To be done: Leaving out every picture, quote the data below exactly as it appears.

Data for this exercise:
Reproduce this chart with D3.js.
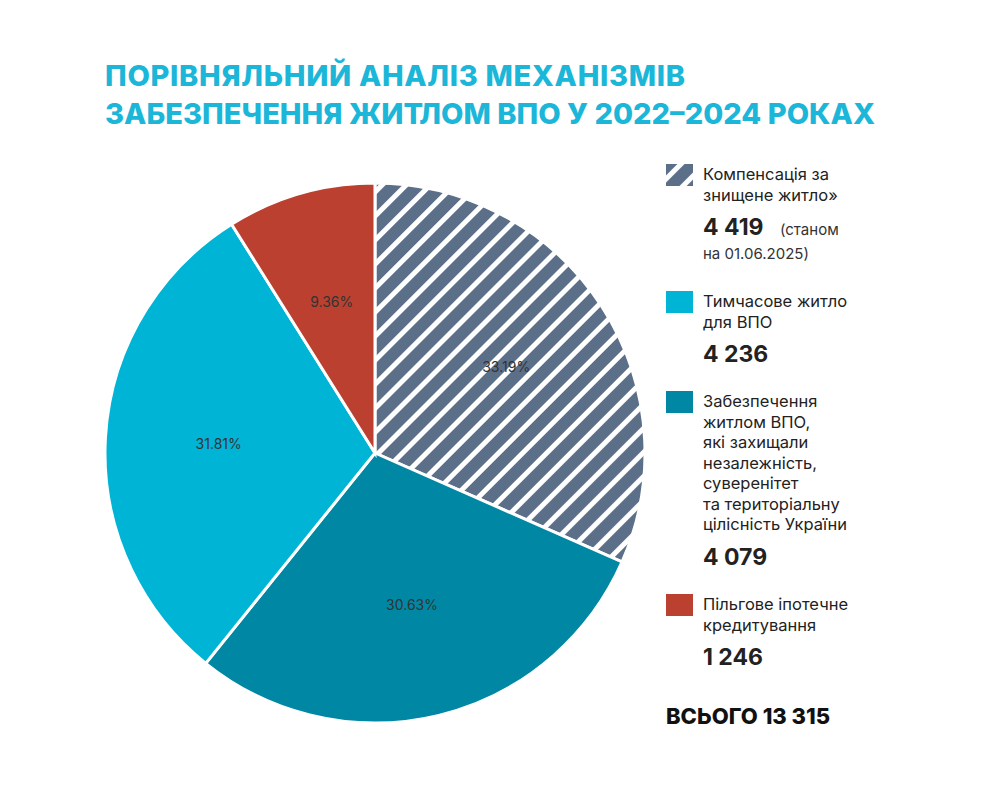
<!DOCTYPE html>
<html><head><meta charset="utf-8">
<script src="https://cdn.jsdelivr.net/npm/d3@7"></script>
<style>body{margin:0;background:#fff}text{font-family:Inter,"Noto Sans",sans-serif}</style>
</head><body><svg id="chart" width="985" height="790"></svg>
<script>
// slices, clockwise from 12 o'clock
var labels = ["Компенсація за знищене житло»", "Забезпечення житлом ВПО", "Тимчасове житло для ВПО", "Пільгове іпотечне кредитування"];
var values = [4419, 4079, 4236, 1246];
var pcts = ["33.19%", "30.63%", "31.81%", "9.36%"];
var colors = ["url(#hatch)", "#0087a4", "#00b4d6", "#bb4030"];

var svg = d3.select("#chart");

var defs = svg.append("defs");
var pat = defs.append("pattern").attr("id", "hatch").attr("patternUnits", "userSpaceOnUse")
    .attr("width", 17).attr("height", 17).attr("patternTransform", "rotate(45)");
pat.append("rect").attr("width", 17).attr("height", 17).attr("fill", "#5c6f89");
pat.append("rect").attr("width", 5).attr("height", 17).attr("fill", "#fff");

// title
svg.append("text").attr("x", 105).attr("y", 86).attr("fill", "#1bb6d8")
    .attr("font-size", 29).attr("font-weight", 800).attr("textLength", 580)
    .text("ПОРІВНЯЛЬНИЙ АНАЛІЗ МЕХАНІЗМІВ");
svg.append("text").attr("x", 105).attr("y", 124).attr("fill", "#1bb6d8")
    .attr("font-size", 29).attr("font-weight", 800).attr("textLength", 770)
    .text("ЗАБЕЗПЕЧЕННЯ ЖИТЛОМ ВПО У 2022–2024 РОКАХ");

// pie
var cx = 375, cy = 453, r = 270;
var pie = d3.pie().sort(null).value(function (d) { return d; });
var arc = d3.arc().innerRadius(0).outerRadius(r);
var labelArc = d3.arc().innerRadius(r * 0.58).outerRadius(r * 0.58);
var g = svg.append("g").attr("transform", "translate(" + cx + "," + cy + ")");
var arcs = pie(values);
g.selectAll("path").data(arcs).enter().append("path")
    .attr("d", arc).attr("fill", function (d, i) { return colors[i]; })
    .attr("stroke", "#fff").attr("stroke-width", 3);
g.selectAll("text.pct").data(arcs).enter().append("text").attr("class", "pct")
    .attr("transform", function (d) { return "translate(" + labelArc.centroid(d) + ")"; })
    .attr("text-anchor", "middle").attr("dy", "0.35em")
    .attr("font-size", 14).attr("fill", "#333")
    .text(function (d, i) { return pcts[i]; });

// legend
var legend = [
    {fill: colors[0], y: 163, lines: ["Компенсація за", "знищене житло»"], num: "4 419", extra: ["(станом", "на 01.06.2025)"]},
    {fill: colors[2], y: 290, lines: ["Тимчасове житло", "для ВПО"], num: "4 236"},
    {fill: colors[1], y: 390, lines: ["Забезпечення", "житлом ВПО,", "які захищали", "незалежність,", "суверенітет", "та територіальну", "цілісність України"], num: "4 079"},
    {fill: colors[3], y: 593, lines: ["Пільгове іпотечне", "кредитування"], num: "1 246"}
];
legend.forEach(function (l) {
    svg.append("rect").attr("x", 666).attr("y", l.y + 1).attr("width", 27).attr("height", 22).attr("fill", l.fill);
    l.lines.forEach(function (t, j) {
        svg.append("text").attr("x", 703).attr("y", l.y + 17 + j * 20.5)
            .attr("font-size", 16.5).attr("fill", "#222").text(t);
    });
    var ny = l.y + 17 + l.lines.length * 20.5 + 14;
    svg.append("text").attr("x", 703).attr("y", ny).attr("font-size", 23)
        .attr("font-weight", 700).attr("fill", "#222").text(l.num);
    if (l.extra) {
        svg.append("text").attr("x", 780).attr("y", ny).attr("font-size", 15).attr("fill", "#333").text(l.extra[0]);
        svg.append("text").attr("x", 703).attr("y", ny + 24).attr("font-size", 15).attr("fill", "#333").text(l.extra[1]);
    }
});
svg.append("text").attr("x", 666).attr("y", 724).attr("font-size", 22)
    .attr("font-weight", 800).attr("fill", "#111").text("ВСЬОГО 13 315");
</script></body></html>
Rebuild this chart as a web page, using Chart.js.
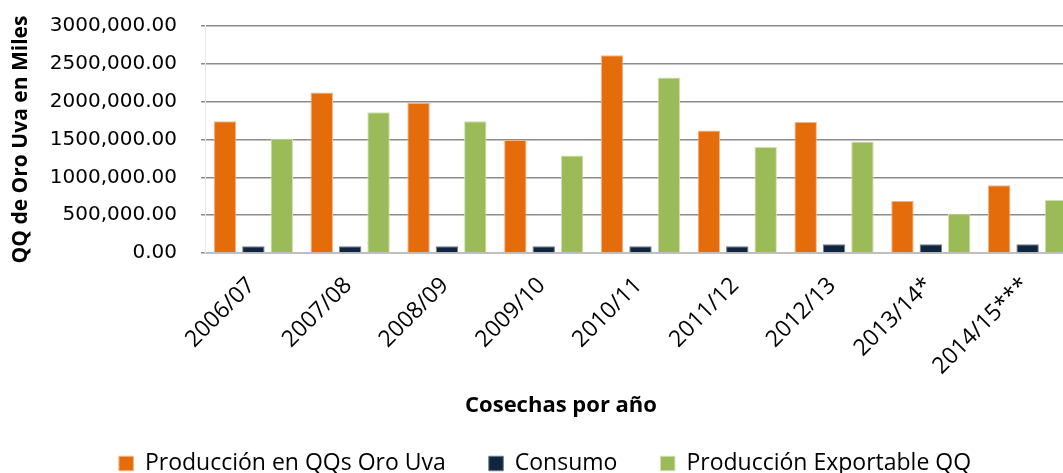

Answer to the exercise:
Reproduce this chart with D3.js.
<!DOCTYPE html>
<html><head><meta charset="utf-8">
<script src="https://cdn.jsdelivr.net/npm/d3@7"></script>
<style>body{margin:0;background:#fff}text{font-family:Inter,"Noto Sans",sans-serif}</style>
</head><body><svg id="chart" width="985" height="790"></svg>
<script>
// slices, clockwise from 12 o'clock
var labels = ["Компенсація за знищене житло»", "Забезпечення житлом ВПО", "Тимчасове житло для ВПО", "Пільгове іпотечне кредитування"];
var values = [4419, 4079, 4236, 1246];
var pcts = ["33.19%", "30.63%", "31.81%", "9.36%"];
var colors = ["url(#hatch)", "#0087a4", "#00b4d6", "#bb4030"];

var svg = d3.select("#chart");

var defs = svg.append("defs");
var pat = defs.append("pattern").attr("id", "hatch").attr("patternUnits", "userSpaceOnUse")
    .attr("width", 17).attr("height", 17).attr("patternTransform", "rotate(45)");
pat.append("rect").attr("width", 17).attr("height", 17).attr("fill", "#5c6f89");
pat.append("rect").attr("width", 5).attr("height", 17).attr("fill", "#fff");

// title
svg.append("text").attr("x", 105).attr("y", 86).attr("fill", "#1bb6d8")
    .attr("font-size", 29).attr("font-weight", 800).attr("textLength", 580)
    .text("ПОРІВНЯЛЬНИЙ АНАЛІЗ МЕХАНІЗМІВ");
svg.append("text").attr("x", 105).attr("y", 124).attr("fill", "#1bb6d8")
    .attr("font-size", 29).attr("font-weight", 800).attr("textLength", 770)
    .text("ЗАБЕЗПЕЧЕННЯ ЖИТЛОМ ВПО У 2022–2024 РОКАХ");

// pie
var cx = 375, cy = 453, r = 270;
var pie = d3.pie().sort(null).value(function (d) { return d; });
var arc = d3.arc().innerRadius(0).outerRadius(r);
var labelArc = d3.arc().innerRadius(r * 0.58).outerRadius(r * 0.58);
var g = svg.append("g").attr("transform", "translate(" + cx + "," + cy + ")");
var arcs = pie(values);
g.selectAll("path").data(arcs).enter().append("path")
    .attr("d", arc).attr("fill", function (d, i) { return colors[i]; })
    .attr("stroke", "#fff").attr("stroke-width", 3);
g.selectAll("text.pct").data(arcs).enter().append("text").attr("class", "pct")
    .attr("transform", function (d) { return "translate(" + labelArc.centroid(d) + ")"; })
    .attr("text-anchor", "middle").attr("dy", "0.35em")
    .attr("font-size", 14).attr("fill", "#333")
    .text(function (d, i) { return pcts[i]; });

// legend
var legend = [
    {fill: colors[0], y: 163, lines: ["Компенсація за", "знищене житло»"], num: "4 419", extra: ["(станом", "на 01.06.2025)"]},
    {fill: colors[2], y: 290, lines: ["Тимчасове житло", "для ВПО"], num: "4 236"},
    {fill: colors[1], y: 390, lines: ["Забезпечення", "житлом ВПО,", "які захищали", "незалежність,", "суверенітет", "та територіальну", "цілісність України"], num: "4 079"},
    {fill: colors[3], y: 593, lines: ["Пільгове іпотечне", "кредитування"], num: "1 246"}
];
legend.forEach(function (l) {
    svg.append("rect").attr("x", 666).attr("y", l.y + 1).attr("width", 27).attr("height", 22).attr("fill", l.fill);
    l.lines.forEach(function (t, j) {
        svg.append("text").attr("x", 703).attr("y", l.y + 17 + j * 20.5)
            .attr("font-size", 16.5).attr("fill", "#222").text(t);
    });
    var ny = l.y + 17 + l.lines.length * 20.5 + 14;
    svg.append("text").attr("x", 703).attr("y", ny).attr("font-size", 23)
        .attr("font-weight", 700).attr("fill", "#222").text(l.num);
    if (l.extra) {
        svg.append("text").attr("x", 780).attr("y", ny).attr("font-size", 15).attr("fill", "#333").text(l.extra[0]);
        svg.append("text").attr("x", 703).attr("y", ny + 24).attr("font-size", 15).attr("fill", "#333").text(l.extra[1]);
    }
});
svg.append("text").attr("x", 666).attr("y", 724).attr("font-size", 22)
    .attr("font-weight", 800).attr("fill", "#111").text("ВСЬОГО 13 315");
</script></body></html>
Rebuild this chart as a web page, using Chart.js.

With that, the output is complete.